Forgiveness is an incredibly difficult thing to do. We all have a problem forgiving people who have hurt us, and any public demonstration of this is remarkable enough to be newsworthy. The man who forgave the Lockerbie bombers whose actions killed his daughter and the Amish community who forgave the man who lined up their children and shot them in their schoolhouse, are two good examples. Forgiveness like this seems to bypass punishment or retribution. It is weird, out-of-sync with the world we live in, and even viewed as a dangerously lenient response to obvious wrongdoing.

But in the Christian world, justice is delivered by God, not by people. And the wrong that is done to people is done to God, who created them. The wrong done to people is done by people, whom God made. Tricky. In the prayer taught by Jesus to his disciples we are told to ask God to forgive us our sins, as we forgive those who sin against us. For me, that means that my being forgiven is connected to my forgiveness of others. It all sounds so simple, but we know it isn’t in reality. A member of the Amish community which drew public acclaim for its forgiveness of the shooter and support for the shooter’s family immediately after the tragedy, tells a writer that it was almost easier for the community to forgive that huge evil than it was for them on a daily basis to forgive the smaller, everyday events that we can all get wound up about.

I know I need forgiveness because I mess up. Hurt others. Act, speak and think selfishly. Without God’s forgiveness I wouldn’t have a hope. But the words that I learnt as a child speak great hope. That if I confess my sins, God is faithful and just to forgive my sins and cleanse me from all unrighteousness. And why is that a good thing for me? Because it makes it easier for me to be forgiving towards myself and others when necessary. Forgiveness stops me repeating the same old scene, leaves the scab alone so that it can heal. Forgiveness saves me from becoming bitter and resentful, moves me forward. Forgiveness disentangles me from an unhealthy clinch with the person who hurt me, neutralises their power over my present, my emotions, my potential. Forgiveness releases the other to change.
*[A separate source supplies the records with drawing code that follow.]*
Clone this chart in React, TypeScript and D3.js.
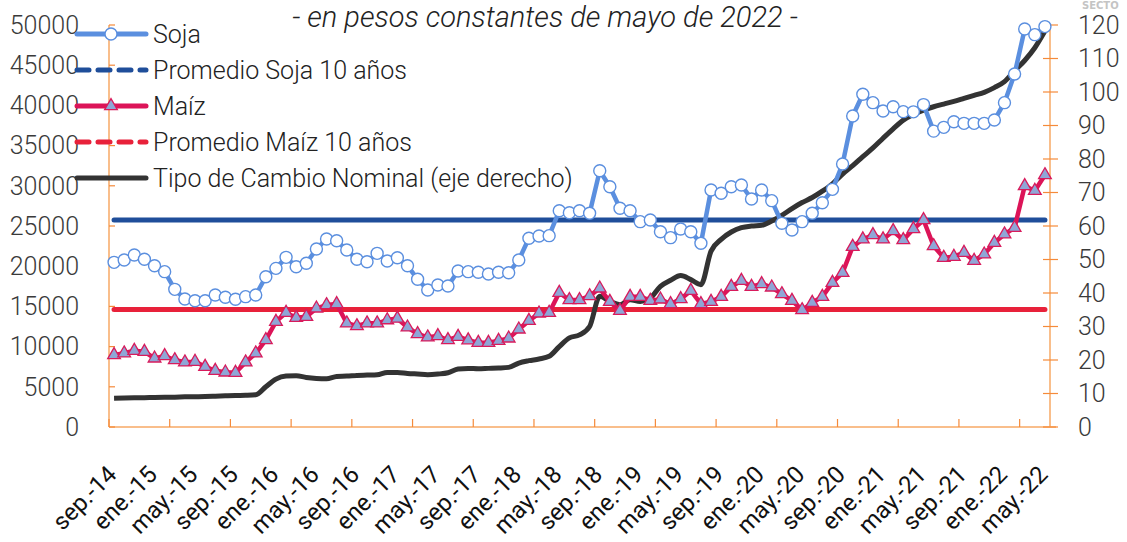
import React, { useEffect, useRef } from 'react';
import * as d3 from 'd3';

// monthly series, sep-14 .. may-22 (93 months)
const MESES = ['ene.', 'feb.', 'mar.', 'abr.', 'may.', 'jun.', 'jul.', 'ago.', 'sep.', 'oct.', 'nov.', 'dic.'];

const soja = [
  20480, 20770, 21390, 20860, 20060, 19320, 17120, 15920, 15710, 15710, 16420, 16130,
  15880, 16210, 16420, 18690, 19730, 21100, 19940, 20360, 22140, 23380, 23170, 22010,
  20860, 20560, 21600, 20650, 21060, 20060, 18370, 17040, 17660, 17540, 19400, 19320,
  19240, 19030, 19240, 19190, 20770, 23470, 23760, 23800, 26900, 26650, 26900, 26580,
  31880, 29890, 27200, 26900, 25540, 25750, 24290, 23550, 24630, 24290, 22850, 29480,
  29070, 29890, 30100, 28360, 29480, 28150, 25340, 24500, 25540, 26580, 27900, 29560,
  32710, 38680, 41380, 40340, 39300, 39840, 39220, 39200, 40100, 36800, 37270, 37970,
  37770, 37770, 37770, 38180, 40340, 43900, 49500, 48800, 49800,
];

const maiz = [
  8960, 9170, 9490, 9370, 8540, 8830, 8330, 8050, 8130, 7500, 7000, 6800,
  6760, 8050, 9170, 10820, 13100, 14220, 13600, 13720, 14760, 15170, 15300, 12900,
  12560, 12900, 12900, 13300, 13500, 12400, 11570, 11160, 11320, 10820, 11230, 10800,
  10490, 10490, 10730, 11030, 12150, 13220, 14140, 14220, 16700, 15800, 15800, 16290,
  17250, 15580, 14470, 16210, 16210, 15710, 15880, 15300, 15920, 16950, 15300, 15580,
  16210, 17450, 18200, 17450, 17790, 17370, 16540, 15710, 14550, 15460, 16210, 17950,
  19190, 22430, 23350, 23880, 23350, 24380, 23260, 24630, 25750, 22510, 21060, 21180,
  21680, 20680, 21480, 22920, 23970, 24790, 29980, 29390, 31340,
];

const tipoCambio = [
  8.6, 8.65, 8.7, 8.75, 8.8, 8.85, 8.9, 9.0, 9.05, 9.1, 9.2, 9.3,
  9.4, 9.45, 9.6, 12.0, 14.3, 15.2, 15.3, 14.8, 14.5, 14.4, 15.1, 15.2,
  15.4, 15.5, 15.6, 16.3, 16.3, 16.0, 15.8, 15.6, 15.8, 16.2, 17.3, 17.5,
  17.4, 17.5, 17.6, 17.8, 19.1, 19.8, 20.3, 21.1, 24.0, 26.6, 27.5, 30.0,
  39.0, 37.5, 36.5, 38.0, 37.5, 38.5, 42.0, 43.8, 45.2, 44.0, 42.5, 52.5,
  56.0, 58.2, 59.5, 60.0, 60.2, 61.5, 63.2, 65.2, 67.0, 68.5, 70.4, 72.6,
  75.5, 78.0, 80.7, 83.3, 86.2, 89.0, 91.6, 93.3, 94.6, 95.6, 96.4, 97.2,
  98.1, 99.0, 99.9, 101.3, 103.1, 106.3, 109.4, 113.2, 118.2,
];

const promedioSoja = 25750;
const promedioMaiz = 14600;

const leftTicks = [0, 5000, 10000, 15000, 20000, 25000, 30000, 35000, 40000, 45000, 50000];
const rightTicks = [0, 10, 20, 30, 40, 50, 60, 70, 80, 90, 100, 110, 120];

const meses = soja.map((_, i) => {
  const m = (8 + i) % 12;
  const y = 14 + Math.floor((8 + i) / 12);
  return `${MESES[m]}-${y}`;
});

const leyenda = [
  { name: 'Soja', color: '#5B8FDF', dash: null, marker: 'circle' },
  { name: 'Promedio Soja 10 años', color: '#1F4E9A', dash: '12 9', marker: null },
  { name: 'Maíz', color: '#DC1458', dash: null, marker: 'triangle' },
  { name: 'Promedio Maíz 10 años', color: '#E8213A', dash: '12 9', marker: null },
  { name: 'Tipo de Cambio Nominal (eje derecho)', color: '#333333', dash: null, marker: null },
];

const FONT = "Roboto, 'Open Sans', sans-serif";

const App = () => {
  const svgRef = useRef<SVGSVGElement>(null);

  useEffect(() => {
    const W = 1127, H = 542;
    const left = 109, right = 1050, top = 25, bottom = 427;
    const svg = d3.select(svgRef.current);
    svg.selectAll('*').remove();
    svg.attr('width', W).attr('height', H);

    const x = d3.scaleBand<string>().domain(meses).range([left, right]).padding(0);
    const cx = (i: number) => (x(meses[i]) as number) + x.bandwidth() / 2;
    const yL = d3.scaleLinear().domain([0, 50000]).range([bottom, top]);
    const yR = d3.scaleLinear().domain([0, 120]).range([bottom, top]);

    const axisColor = '#F7A865';
    const tickColor = '#F58A3A';
    const textColor = '#3a3a3a';

    // title
    svg.append('text')
      .attr('x', 545).attr('y', 27)
      .attr('text-anchor', 'middle')
      .style('font-family', FONT).style('font-style', 'italic').style('font-weight', 300)
      .style('font-size', '29px')
      .attr('fill', '#222')
      .text('- en pesos constantes de mayo de 2022 -');

    svg.append('text')
      .attr('x', 1082).attr('y', 9)
      .style('font-family', 'DejaVu Sans, sans-serif').style('font-size', '10px').style('font-weight', 'bold')
      .attr('fill', '#c4c4c4')
      .text('SECTO');

    // axes
    const ax = svg.append('g');
    ax.append('line').attr('x1', left).attr('x2', left).attr('y1', top).attr('y2', bottom)
      .attr('stroke', axisColor).attr('stroke-width', 1.5);
    ax.append('line').attr('x1', right).attr('x2', right).attr('y1', top).attr('y2', bottom)
      .attr('stroke', axisColor).attr('stroke-width', 1.5);
    ax.append('line').attr('x1', left).attr('x2', right + 6).attr('y1', bottom).attr('y2', bottom)
      .attr('stroke', axisColor).attr('stroke-width', 1.5);

    ax.selectAll('.lt').data(leftTicks).enter().append('line')
      .attr('x1', left).attr('x2', left + 6)
      .attr('y1', d => yL(d)).attr('y2', d => yL(d))
      .attr('stroke', tickColor).attr('stroke-width', 1.2);
    ax.selectAll('.ll').data(leftTicks).enter().append('text')
      .attr('x', 79).attr('y', d => yL(d))
      .attr('text-anchor', 'end').attr('dy', '0.35em')
      .style('font-family', FONT).style('font-size', '25px').style('font-weight', 300)
      .attr('fill', textColor)
      .text(d => d);

    ax.selectAll('.rt').data(rightTicks).enter().append('line')
      .attr('x1', right - 7).attr('x2', right + 8)
      .attr('y1', d => yR(d)).attr('y2', d => yR(d))
      .attr('stroke', tickColor).attr('stroke-width', 1.2);
    ax.selectAll('.rl').data(rightTicks).enter().append('text')
      .attr('x', 1078).attr('y', d => yR(d))
      .attr('dy', '0.35em')
      .style('font-family', FONT).style('font-size', '25px').style('font-weight', 300)
      .attr('fill', textColor)
      .text(d => d);

    const tickIdx = d3.range(0, meses.length + 1, 6);
    ax.selectAll('.bt').data(tickIdx).enter().append('line')
      .attr('x1', d => left + d * x.bandwidth()).attr('x2', d => left + d * x.bandwidth())
      .attr('y1', bottom).attr('y2', bottom - 8)
      .attr('stroke', tickColor).attr('stroke-width', 1.2);

    const labelIdx = d3.range(0, meses.length, 4);
    ax.selectAll('.bl').data(labelIdx).enter().append('text')
      .attr('transform', d => `translate(${cx(d) + 4},${476}) rotate(-45)`)
      .attr('text-anchor', 'end')
      .style('font-family', FONT).style('font-size', '24px').style('font-weight', 400)
      .attr('fill', '#111')
      .text(d => meses[d]);

    // averages
    const flat = (v: number) => d3.line<number>().x((_, i) => cx(i)).y(() => yL(v))(soja);
    svg.append('path').attr('d', flat(promedioSoja)).attr('fill', 'none')
      .attr('stroke', '#1F4E9A').attr('stroke-width', 5).attr('stroke-linecap', 'round');
    svg.append('path').attr('d', flat(promedioMaiz)).attr('fill', 'none')
      .attr('stroke', '#E8213A').attr('stroke-width', 5).attr('stroke-linecap', 'round');

    // tipo de cambio
    const lineTC = d3.line<number>().x((_, i) => cx(i)).y(d => yR(d)).curve(d3.curveMonotoneX);
    svg.append('path').attr('d', lineTC(tipoCambio)).attr('fill', 'none')
      .attr('stroke', '#333').attr('stroke-width', 5).attr('stroke-linejoin', 'round');

    // maiz
    const lineL = d3.line<number>().x((_, i) => cx(i)).y(d => yL(d));
    svg.append('path').attr('d', lineL(maiz)).attr('fill', 'none')
      .attr('stroke', '#DC1458').attr('stroke-width', 4.5).attr('stroke-linejoin', 'round');
    const tri = d3.symbol().type(d3.symbolTriangle).size(70);
    svg.append('g').selectAll('path').data(maiz).enter().append('path')
      .attr('d', tri)
      .attr('transform', (d, i) => `translate(${cx(i)},${yL(d)})`)
      .attr('fill', '#8FA6D6').attr('stroke', '#D81B5C').attr('stroke-width', 1.3);

    // soja
    svg.append('path').attr('d', lineL(soja)).attr('fill', 'none')
      .attr('stroke', '#5B8FDF').attr('stroke-width', 4.5).attr('stroke-linejoin', 'round');
    svg.append('g').selectAll('circle').data(soja).enter().append('circle')
      .attr('cx', (d, i) => cx(i)).attr('cy', d => yL(d)).attr('r', 6)
      .attr('fill', '#fff').attr('stroke', '#5B8FDF').attr('stroke-width', 1.4);

    // legend
    const lg = svg.append('g');
    leyenda.forEach((s, k) => {
      const yy = 34 + k * 36;
      lg.append('line').attr('x1', 77).attr('x2', 146).attr('y1', yy).attr('y2', yy)
        .attr('stroke', s.color).attr('stroke-width', 5)
        .attr('stroke-linecap', 'round')
        .attr('stroke-dasharray', s.dash);
      if (s.marker === 'circle') {
        lg.append('circle').attr('cx', 111).attr('cy', yy).attr('r', 6)
          .attr('fill', '#fff').attr('stroke', s.color).attr('stroke-width', 1.4);
      }
      if (s.marker === 'triangle') {
        lg.append('path').attr('d', tri).attr('transform', `translate(111,${yy})`)
          .attr('fill', '#8FA6D6').attr('stroke', '#D81B5C').attr('stroke-width', 1.3);
      }
      lg.append('text').attr('x', 153).attr('y', yy).attr('dy', '0.35em')
        .style('font-family', FONT).style('font-size', '25px').style('font-weight', 300)
        .attr('fill', '#222')
        .text(s.name);
    });
  }, []);

  return (
    <div style={{ position: 'absolute', left: 0, top: 0, width: 1127, height: 542, background: '#fff' }}>
      <svg ref={svgRef} style={{ display: 'block' }}></svg>
    </div>
  );
};

export default App;
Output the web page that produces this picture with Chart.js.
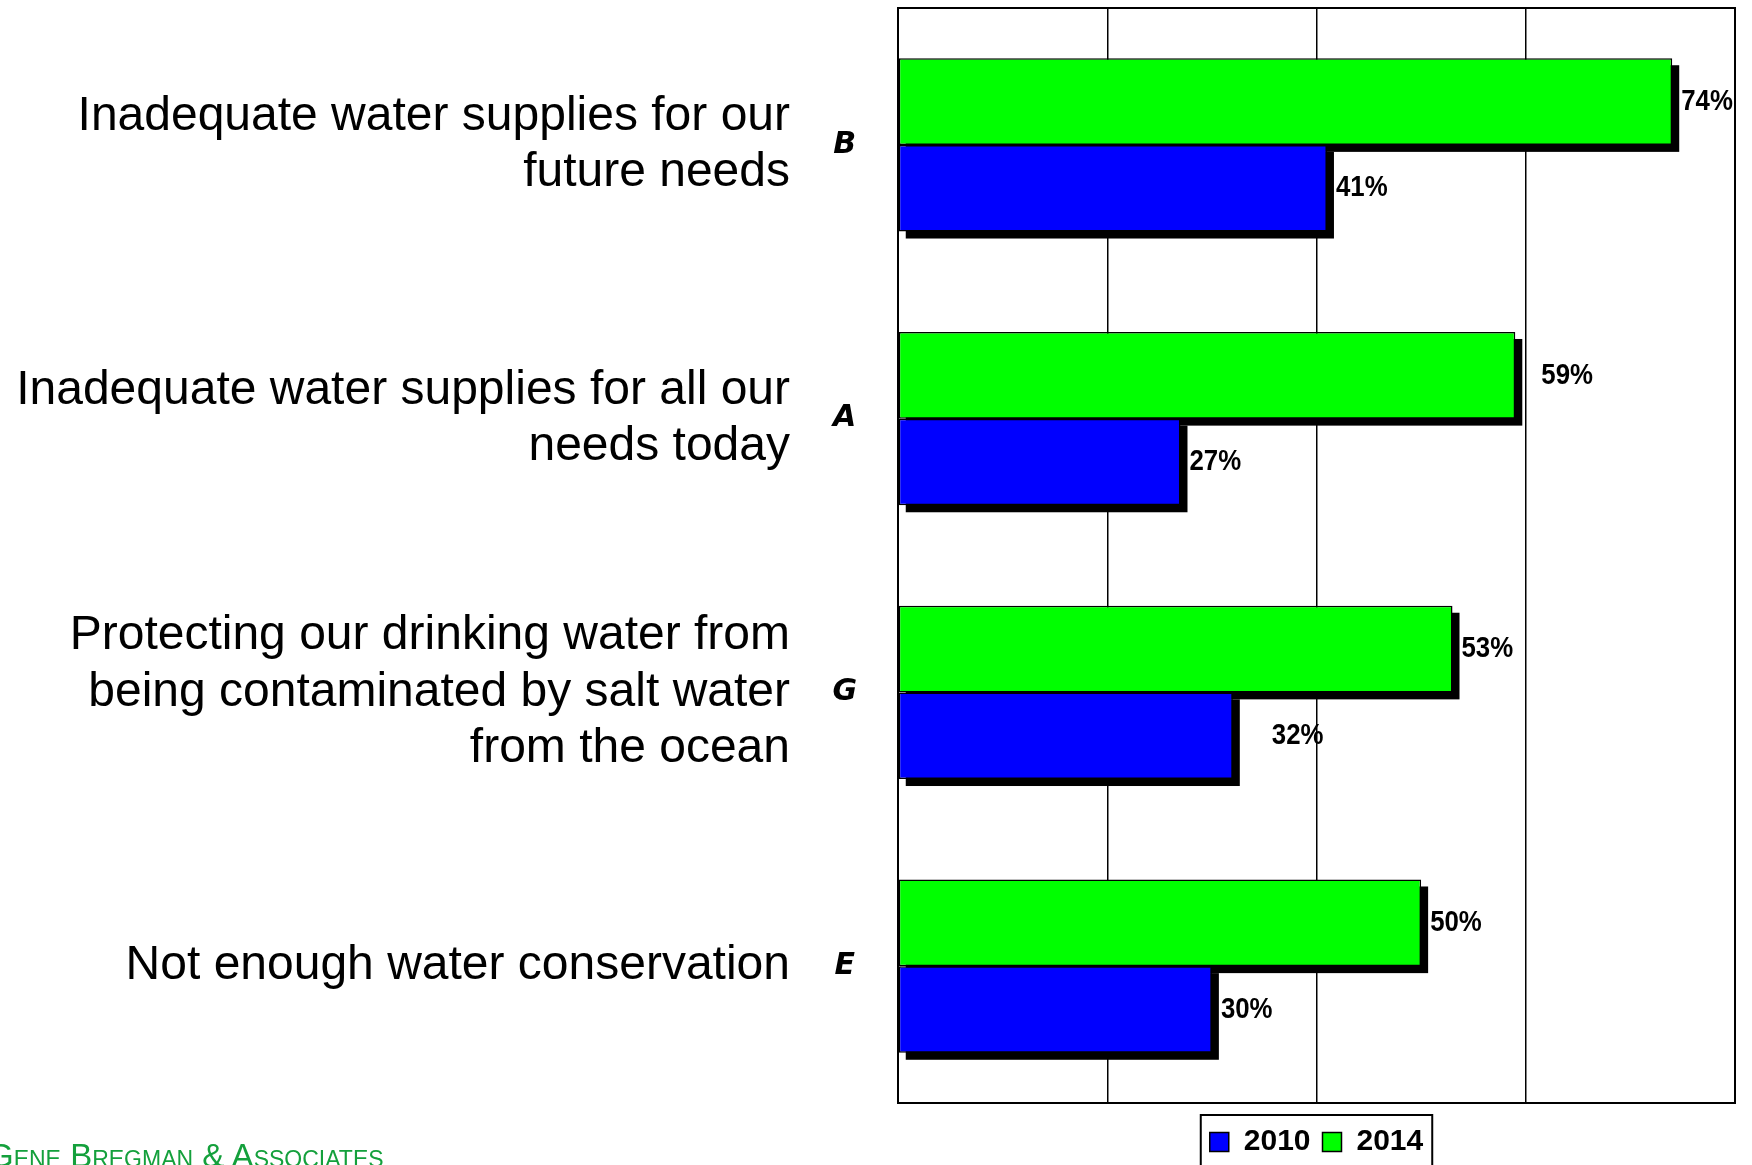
<!DOCTYPE html>
<html>
<head>
<meta charset="utf-8">
<script src="https://cdn.jsdelivr.net/npm/chart.js@4/dist/chart.umd.min.js"></script>
<style>
  html, body { margin: 0; padding: 0; background: #fff; overflow: hidden; }
  #wrap { position: relative; width: 1752px; height: 1190px; }
  #brand {
    position: absolute; left: -12px; top: 1139px;
    font-family: "Liberation Sans", Arial, sans-serif;
    font-size: 33px; line-height: 33px; font-variant: small-caps;
    color: #14a03c; white-space: nowrap;
  }
</style>
</head>
<body>
<div id="wrap">
  <canvas id="c" width="1752" height="1190"></canvas>
  <div id="brand">Gene Bregman &amp; Associates</div>
</div>
<script>
// Survey items (multi-line labels), their item codes, and the two survey years
const categories = [
  ['Inadequate water supplies for our', 'future needs'],
  ['Inadequate water supplies for all our', 'needs today'],
  ['Protecting our drinking water from', 'being contaminated by salt water', 'from the ocean'],
  ['Not enough water conservation']
];
const itemCodes = ['B', 'A', 'G', 'E'];
const years = ['2014', '2010'];
const values2014 = [74, 59, 53, 50];
const values2010 = [41, 27, 32, 30];
const axisMin = 0;
const axisMax = 80;
const axisStep = 20;

// Black frame around the plot plus offset drop shadows under every bar
const frameAndShadows = {
  id: 'frameAndShadows',
  beforeDatasetsDraw(chart, args, opts) {
    const { ctx, chartArea: a } = chart;
    ctx.save();
    ctx.strokeStyle = '#000';
    ctx.lineWidth = 2;
    ctx.strokeRect(a.left, a.top, a.right - a.left, a.bottom - a.top);
    ctx.fillStyle = '#000';
    const off = opts.offset;
    chart.data.datasets.forEach((ds, di) => {
      const meta = chart.getDatasetMeta(di);
      meta.data.forEach(bar => {
        const p = bar.getProps(['x', 'y', 'base', 'height'], true);
        const l = Math.min(p.base, p.x), r = Math.max(p.base, p.x);
        ctx.fillRect(l + off, p.y - p.height / 2 + off, r - l, p.height);
      });
    });
    ctx.restore();
  }
};

// Percentage written just past the end of each bar, in a condensed bold face
const valueLabels = {
  id: 'valueLabels',
  afterDatasetsDraw(chart, args, opts) {
    const ctx = chart.ctx;
    chart.data.datasets.forEach((ds, di) => {
      const meta = chart.getDatasetMeta(di);
      meta.data.forEach((bar, i) => {
        const shift = (opts.shift[di] && opts.shift[di][i]) || 0;
        ctx.save();
        ctx.translate(bar.x + opts.gap + shift, bar.y);
        ctx.scale(opts.squeeze, 1);
        ctx.font = opts.font;
        ctx.fillStyle = '#000';
        ctx.textAlign = 'left';
        ctx.textBaseline = 'middle';
        ctx.fillText(ds.data[i] + '%', 0, 0);
        ctx.restore();
      });
    });
  }
};

// Outline box around the legend
const legendFrame = {
  id: 'legendFrame',
  afterDraw(chart) {
    const lg = chart.legend;
    if (!lg || !lg.legendHitBoxes || !lg.legendHitBoxes.length) return;
    const hb = lg.legendHitBoxes;
    const first = hb[0], last = hb[hb.length - 1];
    const ctx = chart.ctx;
    ctx.save();
    ctx.strokeStyle = '#000';
    ctx.lineWidth = 2;
    const l = first.left - 9, r = last.left + last.width + 9;
    ctx.strokeRect(l, lg.top, r - l, 90);
    ctx.restore();
  }
};

function noEdgePadding(s) {
  s.paddingTop = 0;
  s.paddingBottom = 0;
}

new Chart(document.getElementById('c'), {
  type: 'bar',
  data: {
    labels: categories,
    datasets: [
      {
        label: years[0], data: values2014,
        backgroundColor: '#00ff00', borderColor: '#000', borderWidth: 1.5, borderSkipped: false
      },
      {
        label: years[1], data: values2010,
        backgroundColor: '#0000ff', borderColor: '#000', borderWidth: 1.5, borderSkipped: false
      }
    ]
  },
  options: {
    indexAxis: 'y',
    responsive: false,
    animation: false,
    devicePixelRatio: 1,
    layout: { padding: { top: 8, right: 17, left: 0, bottom: 23 } },
    datasets: { bar: { categoryPercentage: 0.633, barPercentage: 1.0 } },
    scales: {
      x: {
        min: axisMin, max: axisMax,
        ticks: { display: false, stepSize: axisStep },
        grid: { color: '#000', lineWidth: 1.5, drawTicks: false },
        border: { display: true, color: '#000', width: 2 },
        afterFit(s) { s.height = 12; }
      },
      y: {
        position: 'left', weight: 2,
        grid: { display: false, drawTicks: false },
        border: { display: false },
        ticks: {
          color: '#000', padding: 0, crossAlign: 'near', autoSkip: false,
          font: { family: '"Liberation Sans", Arial, sans-serif', size: 48, lineHeight: 1.17 }
        },
        afterFit(s) { s.width = 790; noEdgePadding(s); }
      },
      code: {
        type: 'category', labels: itemCodes, position: 'left', weight: 1, offset: true,
        grid: { display: false, drawTicks: false },
        border: { display: false },
        ticks: {
          color: '#000', padding: 41, crossAlign: 'center', autoSkip: false,
          font: { family: '"DejaVu Sans", "Liberation Sans", sans-serif', size: 30, weight: 'bold', style: 'italic' }
        },
        afterFit(s) { s.width = 108; noEdgePadding(s); }
      }
    },
    plugins: {
      legend: {
        position: 'bottom', fullSize: false, reverse: true,
        labels: {
          boxWidth: 19, boxHeight: 19, padding: 12, color: '#000',
          font: { family: '"Liberation Sans", Arial, sans-serif', size: 30, weight: 'bold' }
        }
      },
      tooltip: { enabled: false },
      frameAndShadows: { offset: 7 },
      valueLabels: {
        font: 'bold 30px "Liberation Sans", Arial, sans-serif',
        squeeze: 0.86,
        gap: 9,
        shift: [[0, 17, 0, 0], [0, 0, 30, 0]]
      }
    }
  },
  plugins: [frameAndShadows, valueLabels, legendFrame]
});
</script>
</body>
</html>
Forgiveness is central to my experience of God. His offer of forgiveness is my guarantee of finding my way back when I wander off and want to return, when I’ve messed up and need to get sorted out again. The forgiveness of God is the open door at the end of the journey, the open arms.

I am adding to this post because where I originally stopped, at the end of the last paragraph, felt incomplete. I’m not aiming to make all my posts the last word on their subjects, far from it. But this one was lacking and it’s taken me a few days to find the missing piece.

I have realised in the last few weeks that a wound I received from people close to me a couple of years ago runs much deeper than I thought. I know this because I have noticed a bitterness in my tone and attitude towards them which has refused to lift or disperse, despite all my attempts to think well of them and remember all the good things I know about them. It seems to me that I have simply failed to forgive them fully. I think that I was too proud to believe that the hurt was significant. I was also too proud to let the matter drop; there is a certain satisfaction in picking at wounds, pressing the bruises to feel the pain over and over again.

And the incapacitated are limited. The wounded limp. And it’s a great excuse to blame the one who wounded you for your limp, instead of doing what you can or what you must, to sort it out.